Exercise directions:
Omit pictures and quote the listing below line by line, from its start through the line that holds "1.008, 0.89, 0.78, 0.695, 0.56, 0.48, 0.34, 0.2, 0.0, 0.0, 0.0]".
==*==
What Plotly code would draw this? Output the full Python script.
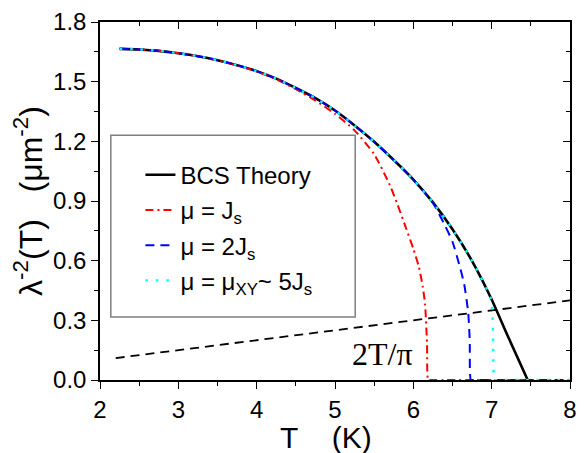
import plotly.graph_objects as go

# ---- data ----
T_bcs = [2.25, 2.5, 2.75, 3.0, 3.25, 3.5, 3.75, 4.0, 4.25, 4.5, 4.75, 5.0, 5.25, 5.5, 5.75,
         6.0, 6.25, 6.5, 6.75, 7.0, 7.2, 7.46]
V_bcs = [1.665, 1.662, 1.655, 1.643, 1.628, 1.608, 1.583, 1.553, 1.515, 1.468, 1.417, 1.355, 1.28, 1.198, 1.106,
         1.008, 0.893, 0.758, 0.598, 0.405, 0.226, 0.0]

T_j1 = [2.25, 2.5, 2.75, 3.0, 3.25, 3.5, 3.75, 4.0, 4.25, 4.5, 4.75, 5.0, 5.25, 5.5, 5.7, 5.8, 5.9,
        6.0, 6.07, 6.12, 6.15, 6.175, 6.19, 6.22, 8.0]
V_j1 = [1.665, 1.662, 1.655, 1.643, 1.628, 1.607, 1.582, 1.551, 1.512, 1.462, 1.405, 1.338, 1.255, 1.135, 0.98,
        0.88, 0.771, 0.66, 0.57, 0.47, 0.38, 0.18, 0.0, 0.0, 0.0]

T_j2 = [2.25, 2.5, 2.75, 3.0, 3.25, 3.5, 3.75, 4.0, 4.25, 4.5, 4.75, 5.0, 5.25, 5.5, 5.75,
        6.0, 6.25, 6.4, 6.5, 6.6, 6.65, 6.7, 6.72, 6.735, 6.77, 8.0]
V_j2 = [1.665, 1.662, 1.655, 1.643, 1.628, 1.608, 1.583, 1.553, 1.515, 1.468, 1.417, 1.355, 1.28, 1.198, 1.106,
        1.008, 0.89, 0.78, 0.695, 0.56, 0.48, 0.34, 0.2, 0.0, 0.0, 0.0]

T_xy = [2.25, 2.5, 2.75, 3.0, 3.25, 3.5, 3.75, 4.0, 4.25, 4.5, 4.75, 5.0, 5.25, 5.5, 5.75,
        6.0, 6.25, 6.5, 6.75, 6.99, 7.01, 7.02, 7.035, 7.07, 8.0]
V_xy = [1.665, 1.662, 1.655, 1.643, 1.628, 1.608, 1.583, 1.553, 1.515, 1.468, 1.417, 1.355, 1.28, 1.198, 1.106,
        1.008, 0.893, 0.758, 0.598, 0.41, 0.33, 0.18, 0.0, 0.0, 0.0]

T_kt = [2.2, 8.0]
V_kt = [0.11, 0.40]

x_ticks = [2, 3, 4, 5, 6, 7, 8]
y_ticks = [0.0, 0.3, 0.6, 0.9, 1.2, 1.5, 1.8]
y_ticklabels = ["0.0", "0.3", "0.6", "0.9", "1.2", "1.5", "1.8"]

FONT = "Arial, Liberation Sans, sans-serif"
SM = 0.6

fig = go.Figure()
fig.add_trace(go.Scatter(x=T_kt, y=V_kt, mode="lines", showlegend=False,
                         line=dict(color="black", width=1.8, dash="9px,6px")))
fig.add_trace(go.Scatter(x=T_bcs, y=V_bcs, mode="lines", name="BCS Theory", legendgroup="a",
                         line=dict(color="black", width=2.6, shape="spline", smoothing=SM)))
fig.add_trace(go.Scatter(x=T_j1, y=V_j1, mode="lines", name="\u03bc = J<sub>s</sub>", legendgroup="b",
                         line=dict(color="red", width=2, dash="8px,4px,2px,4px", shape="spline", smoothing=SM)))
fig.add_trace(go.Scatter(x=T_j2, y=V_j2, mode="lines", name="\u03bc = 2J<sub>s</sub>", legendgroup="c",
                         line=dict(color="blue", width=2, dash="9px,6px", shape="spline", smoothing=SM)))
fig.add_trace(go.Scatter(x=T_xy, y=V_xy, mode="lines",
                         name="\u03bc = \u03bc<sub>XY</sub>~ 5J<sub>s</sub>", legendgroup="d",
                         line=dict(color="cyan", width=2.4, dash="2.5px,8px", shape="spline", smoothing=SM)))
# invisible trace to anchor the mirrored top/right axes
fig.add_trace(go.Scatter(x=[2, 8], y=[0, 1.8], xaxis="x2", yaxis="y2", mode="lines",
                         line=dict(width=0), showlegend=False, hoverinfo="skip"))

axis_common = dict(showgrid=False, zeroline=False, showline=True, linecolor="black",
                   linewidth=1.5, tickcolor="black", tickwidth=1.3)

fig.update_layout(
    width=585, height=453,
    margin=dict(l=100, r=8, t=22, b=73),
    paper_bgcolor="white", plot_bgcolor="white",
    font=dict(family=FONT, color="black"),
    xaxis=dict(range=[2, 8], tickmode="array", tickvals=x_ticks,
               ticks="outside", ticklen=7, tickfont=dict(size=24),
               minor=dict(dtick=0.5, tick0=2, ticks="outside", ticklen=4, tickcolor="black", tickwidth=1.3),
               **axis_common),
    yaxis=dict(range=[0, 1.8], tickmode="array", tickvals=y_ticks, ticktext=y_ticklabels,
               ticks="outside", ticklen=7, tickfont=dict(size=24),
               minor=dict(dtick=0.15, tick0=0, ticks="outside", ticklen=4, tickcolor="black", tickwidth=1.3),
               title=dict(text="\u03bb<sup>-2</sup>(T)\u00a0\u00a0\u00a0(\u03bcm<sup>-2</sup>)",
                          font=dict(size=32), standoff=1),
               **axis_common),
    xaxis2=dict(range=[2, 8], overlaying="x", side="top", anchor="y2", tickmode="array", tickvals=x_ticks,
                ticks="inside", ticklen=7, showticklabels=False,
                minor=dict(dtick=0.5, tick0=2, ticks="inside", ticklen=4, tickcolor="black", tickwidth=1.3),
                **axis_common),
    yaxis2=dict(range=[0, 1.8], overlaying="y", side="right", anchor="x2", tickmode="array", tickvals=y_ticks,
                ticks="inside", ticklen=7, showticklabels=False,
                minor=dict(dtick=0.15, tick0=0, ticks="inside", ticklen=4, tickcolor="black", tickwidth=1.3),
                **axis_common),
    legend=dict(x=0.086, y=0.635, xanchor="left", yanchor="top", bgcolor="rgba(0,0,0,0)",
                borderwidth=0, font=dict(size=24, family=FONT), tracegroupgap=1),
    shapes=[dict(type="rect", xref="paper", yref="paper", x0=0.023, x1=0.543, y0=0.176, y1=0.684,
                 line=dict(color="#7f7f7f", width=1.5), fillcolor="rgba(0,0,0,0)", layer="below")],
    annotations=[
        dict(x=6.02, y=0.13, xref="x", yref="y", text="2T/\u03c0", showarrow=False,
             xanchor="right", yanchor="middle",
             font=dict(family="Liberation Serif, Times New Roman, serif", size=32)),
        dict(x=0.481, y=-0.16, xref="paper", yref="paper", text="T\u00a0\u00a0\u00a0\u00a0(K)",
             showarrow=False, xanchor="center", yanchor="middle", font=dict(size=30)),
    ],
)

fig.write_html("out.html")
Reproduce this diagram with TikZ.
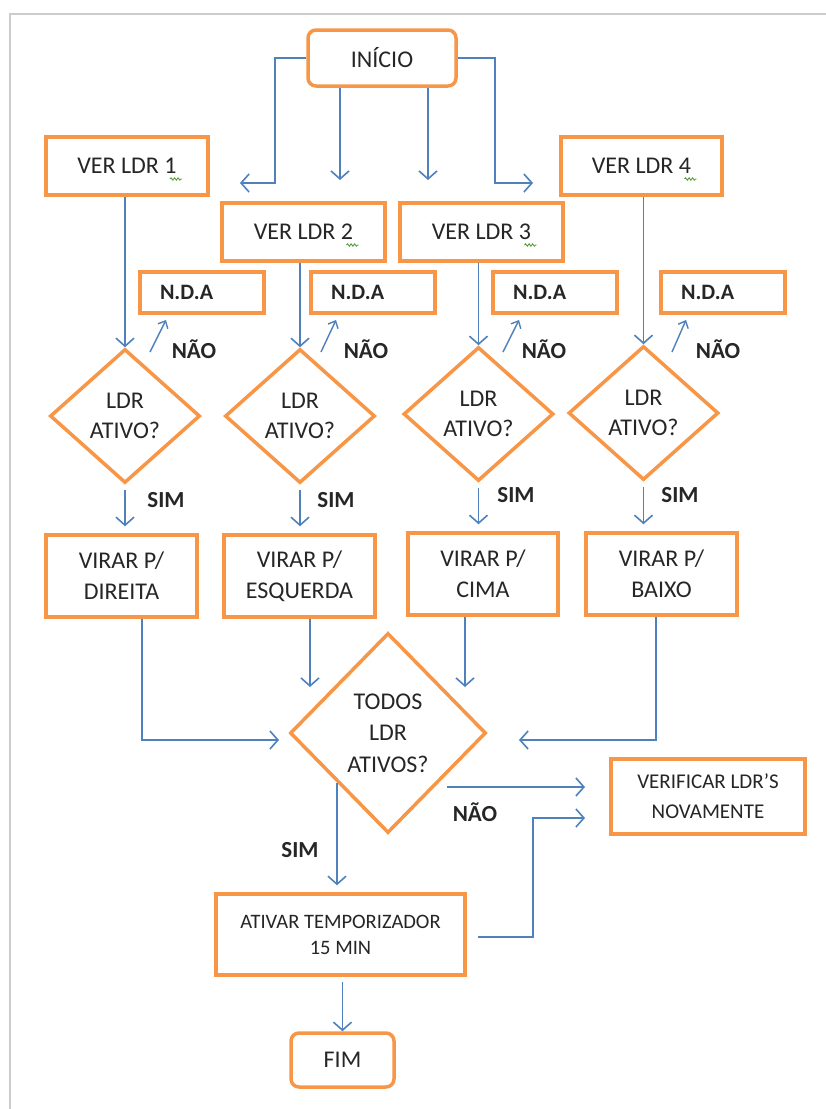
\documentclass[tikz,border=0pt]{standalone}
\usepackage{fontspec}
\setmainfont{Carlito}
\usetikzlibrary{shapes.geometric,arrows.meta,decorations.pathmorphing}
\definecolor{orng}{HTML}{F79646}
\definecolor{blu}{HTML}{4F81BD}
\definecolor{txt}{HTML}{262626}
\definecolor{squig}{HTML}{5A9E3A}
\begin{document}
\begin{tikzpicture}[x=1pt,y=-1pt,
 box/.style={draw=orng,line width=3.5pt,fill=white,text=txt,inner sep=0pt,align=center,font=\fontsize{24}{31}\selectfont},
 rbox/.style={box,rounded corners=8pt},
 ndabox/.style={box,font=\bfseries\fontsize{22}{26}\selectfont,minimum height=41pt,text width=84pt,inner xsep=20pt,align=left},
 dec/.style={diamond,draw=orng,line width=3.5pt,fill=white,text=txt,inner sep=0pt,align=center,font=\fontsize{24}{30}\selectfont},
 ln/.style={draw=blu,line width=1.4pt},
 arr/.style={ln,-{Straight Barb[length=8pt,width=18pt,line width=1.6pt]}},
 sarr/.style={ln,-{Straight Barb[length=6pt,width=11pt,line width=1.4pt]}},
 lbl/.style={text=txt,font=\bfseries\fontsize{23}{28}\selectfont,inner sep=0pt},
 sq/.style={draw=squig,line width=0.9pt,decorate,decoration={snake,amplitude=1.2pt,segment length=3.5pt}},
]
\useasboundingbox (0,0) rectangle (826,1109);
\fill[white] (0,0) rectangle (826,1109);
\draw[black!20,line width=2.5pt] (10,1109) -- (10,14) -- (826,14);

% nodes
\node[rbox,minimum width=148pt,minimum height=56pt] (ini) at (382,58) {INÍCIO};
\node[box,minimum width=162pt,minimum height=58pt] (v1) at (127,166) {VER LDR 1};
\node[box,minimum width=163pt,minimum height=58pt] (v2) at (303.5,232) {VER LDR 2};
\node[box,minimum width=163pt,minimum height=58pt] (v3) at (481.5,232) {VER LDR 3};
\node[box,minimum width=161pt,minimum height=58pt] (v4) at (641.5,166) {VER LDR 4};

\node[ndabox] (n1) at (202,292.5) {N.D.A};
\node[ndabox] (n2) at (373,292.5) {N.D.A};
\node[ndabox] (n3) at (555,292.5) {N.D.A};
\node[ndabox] (n4) at (723,292.5) {N.D.A};

\node[dec,minimum width=150pt,minimum height=134pt] (d1) at (125,416) {LDR\\ATIVO?};
\node[dec,minimum width=150pt,minimum height=134pt] (d2) at (300,416) {LDR\\ATIVO?};
\node[dec,minimum width=150pt,minimum height=134pt] (d3) at (478.5,414) {LDR\\ATIVO?};
\node[dec,minimum width=150pt,minimum height=134pt] (d4) at (643.5,413) {LDR\\ATIVO?};

\node[box,minimum width=151pt,minimum height=82pt] (r1) at (121.5,576) {VIRAR P/\\DIREITA};
\node[box,minimum width=151pt,minimum height=82pt] (r2) at (299.5,576) {VIRAR P/\\ESQUERDA};
\node[box,minimum width=150pt,minimum height=82pt] (r3) at (483,574) {VIRAR P/\\CIMA};
\node[box,minimum width=151pt,minimum height=82pt] (r4) at (661.5,574) {VIRAR P/\\BAIXO};

\node[dec,minimum width=196pt,minimum height=200pt,font=\fontsize{24}{31.5}\selectfont] (big) at (388,733) {TODOS\\LDR\\ATIVOS?};
\node[box,minimum width=194pt,minimum height=75pt,font=\fontsize{21}{30}\selectfont] (ver) at (708,796.5) {VERIFICAR LDR’S\\NOVAMENTE};
\node[box,minimum width=249pt,minimum height=81pt,font=\fontsize{20.5}{26}\selectfont] (ativ) at (340.5,934.5) {ATIVAR TEMPORIZADOR\\15 MIN};
\node[rbox,minimum width=103pt,minimum height=54pt] (fim) at (342.5,1060) {FIM};

% spell-check squiggles
\draw[sq] ([xshift=43pt,yshift=-13pt]v1.center) -- ++(12,0);
\draw[sq] ([xshift=43pt,yshift=-13pt]v2.center) -- ++(12,0);
\draw[sq] ([xshift=43pt,yshift=-13pt]v3.center) -- ++(12,0);
\draw[sq] ([xshift=43pt,yshift=-13pt]v4.center) -- ++(12,0);

% coordinates for free ends
\coordinate (cL) at (240,183);
\coordinate (cR) at (533,183);
\coordinate (cM1) at (340,180);
\coordinate (cM2) at (428,180);

% INICIO branches
\draw[arr] (ini.west) -- (275,58) -- (275,183) -- (cL);
\draw[arr] (ini.east) -- (495,58) -- (495,183) -- (cR);
\draw[arr] (ini.south -| cM1) -- (cM1);
\draw[arr] (ini.south -| cM2) -- (cM2);

% VER LDR -> decisions
\foreach \i in {1,2,3,4}{
  \draw[arr] (v\i.south -| d\i.north) -- (d\i.north);
}

% NAO arrows
\coordinate (a1) at (150,352); \coordinate (b1) at (166,320);
\coordinate (a2) at (321,352); \coordinate (b2) at (336,320);
\coordinate (a3) at (503,352); \coordinate (b3) at (519,320);
\coordinate (a4) at (672,352); \coordinate (b4) at (686,320);
\foreach \i in {1,2,3,4}{ \draw[sarr] (a\i) -- (b\i); }
\node[lbl] (no1) at (194,349) {NÃO};
\node[lbl] (no2) at (366,349) {NÃO};
\node[lbl] (no3) at (544,349) {NÃO};
\node[lbl] (no4) at (718,349) {NÃO};

% SIM arrows
\foreach \i in {1,2,3,4}{
  \draw[arr,shorten <=5pt,shorten >=7pt] (d\i.south) -- (d\i.south |- r\i.north);
}
\node[lbl] (s1) at (166,500) {SIM};
\node[lbl] (s2) at (336,500) {SIM};
\node[lbl] (s3) at (516,495) {SIM};
\node[lbl] (s4) at (680,495) {SIM};

% merging into big decision
\coordinate (cB1) at (279,740);
\coordinate (cB2) at (310,687);
\coordinate (cB3) at (465,687);
\coordinate (cB4) at (519,740);
\draw[arr] (r1.south -| 142,0) |- (cB1);
\draw[arr] (r2.south -| cB2) -- (cB2);
\draw[arr] (r3.south -| cB3) -- (cB3);
\draw[arr] (r4.south -| 656,0) |- (cB4);

% NAO from big
\coordinate (cN1) at (447,787);
\coordinate (cN2) at (585,787);
\draw[arr] (cN1) -- (cN2);
\node[lbl] (nob) at (475,812) {NÃO};

% SIM from big
\coordinate (cS1) at (337,783);
\draw[arr,shorten >=7pt] (cS1) -- (ativ.north -| cS1);
\node[lbl] (sb) at (300,850) {SIM};

% ativar -> verificar
\coordinate (cT1) at (478,937);
\coordinate (cT2) at (585,818);
\draw[arr] (cT1) -| (533,818) -- (cT2);

% ativar -> fim
\draw[arr,shorten <=5pt] (ativ.south -| fim.north) -- (fim.north);
\end{tikzpicture}
\end{document}
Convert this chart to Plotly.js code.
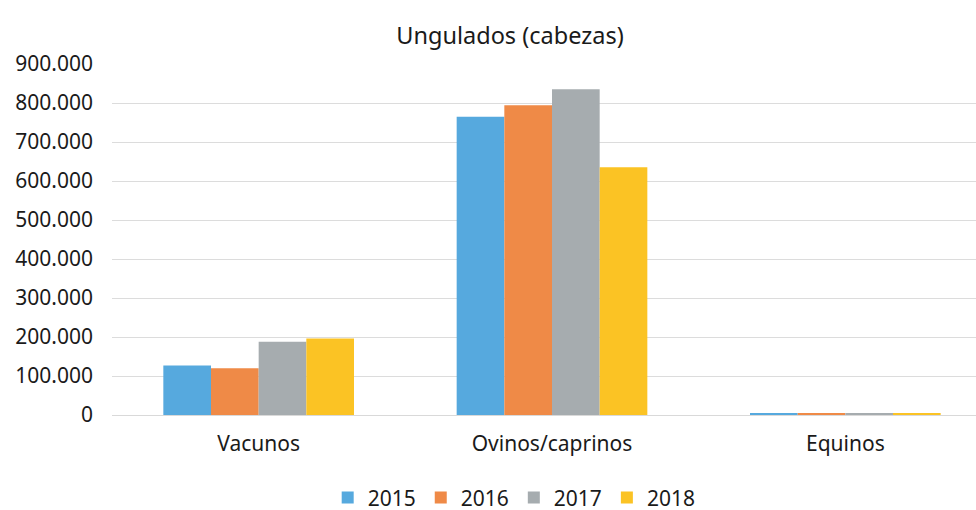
<!DOCTYPE html>
<html>
<head>
<meta charset="utf-8">
<script src="https://cdn.plot.ly/plotly-3.0.1.min.js"></script>
<style>
  body { margin: 0; background: #fff; overflow: hidden; }
  #chart { width: 993px; height: 510px; }
</style>
</head>
<body>
<div id="chart"></div>
<script>
// datos
var categorias = ['Vacunos', 'Ovinos/caprinos', 'Equinos'];
var anios = ['2015', '2016', '2017', '2018'];
var v2015 = [127000, 765000, 5000];
var v2016 = [120000, 794000, 5000];
var v2017 = [188000, 835000, 5000];
var v2018 = [196000, 635000, 5000];
var colores = ['#56A9DE', '#EF8A47', '#A6ACAF', '#FBC324'];

var series = [v2015, v2016, v2017, v2018];
var data = series.map(function (vals, i) {
  return {
    type: 'bar',
    name: anios[i],
    x: categorias,
    y: vals,
    marker: { color: colores[i] }
  };
});

// el area del grafico sigue un poco mas alla del borde derecho de la imagen
var layout = {
  width: 993,
  height: 510,
  margin: { l: 112, r: 1, t: 64, b: 94.5, autoexpand: false },
  paper_bgcolor: '#fff',
  plot_bgcolor: '#fff',
  separators: ',.',
  font: { family: 'Noto Sans, Open Sans, sans-serif', size: 21, color: '#1a1a1a' },
  title: {
    text: 'Ungulados (cabezas)',
    x: 0.5136, xanchor: 'center',
    y: 0.929, yanchor: 'middle',
    font: { size: 23.5, color: '#1a1a1a' }
  },
  barmode: 'group',
  bargap: 0.35,
  bargroupgap: 0,
  xaxis: {
    showgrid: false,
    showline: true,
    linecolor: '#d9d9d9',
    linewidth: 1,
    ticks: '',
    ticklabelstandoff: 10,
    tickfont: { size: 21 }
  },
  yaxis: {
    range: [0, 900000],
    dtick: 100000,
    tickformat: ',d',
    gridcolor: '#dcdcdc',
    gridwidth: 1,
    zeroline: false,
    showline: false,
    ticks: '',
    ticklabelstandoff: 18,
    tickfont: { size: 21 }
  },
  showlegend: true,
  legend: {
    orientation: 'h',
    xref: 'container',
    x: 0.33, xanchor: 'left',
    yref: 'container',
    y: 0.024, yanchor: 'middle',
    font: { size: 21 },
    itemwidth: 30,
    traceorder: 'normal'
  }
};

Plotly.newPlot('chart', data, layout, { displayModeBar: false, staticPlot: true });
</script>
</body>
</html>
==*==
Correct answer:
What Plotly code would draw this? Output the full Python script.
import plotly.graph_objects as go

# ---- data ----
T_bcs = [2.25, 2.5, 2.75, 3.0, 3.25, 3.5, 3.75, 4.0, 4.25, 4.5, 4.75, 5.0, 5.25, 5.5, 5.75,
         6.0, 6.25, 6.5, 6.75, 7.0, 7.2, 7.46]
V_bcs = [1.665, 1.662, 1.655, 1.643, 1.628, 1.608, 1.583, 1.553, 1.515, 1.468, 1.417, 1.355, 1.28, 1.198, 1.106,
         1.008, 0.893, 0.758, 0.598, 0.405, 0.226, 0.0]

T_j1 = [2.25, 2.5, 2.75, 3.0, 3.25, 3.5, 3.75, 4.0, 4.25, 4.5, 4.75, 5.0, 5.25, 5.5, 5.7, 5.8, 5.9,
        6.0, 6.07, 6.12, 6.15, 6.175, 6.19, 6.22, 8.0]
V_j1 = [1.665, 1.662, 1.655, 1.643, 1.628, 1.607, 1.582, 1.551, 1.512, 1.462, 1.405, 1.338, 1.255, 1.135, 0.98,
        0.88, 0.771, 0.66, 0.57, 0.47, 0.38, 0.18, 0.0, 0.0, 0.0]

T_j2 = [2.25, 2.5, 2.75, 3.0, 3.25, 3.5, 3.75, 4.0, 4.25, 4.5, 4.75, 5.0, 5.25, 5.5, 5.75,
        6.0, 6.25, 6.4, 6.5, 6.6, 6.65, 6.7, 6.72, 6.735, 6.77, 8.0]
V_j2 = [1.665, 1.662, 1.655, 1.643, 1.628, 1.608, 1.583, 1.553, 1.515, 1.468, 1.417, 1.355, 1.28, 1.198, 1.106,
        1.008, 0.89, 0.78, 0.695, 0.56, 0.48, 0.34, 0.2, 0.0, 0.0, 0.0]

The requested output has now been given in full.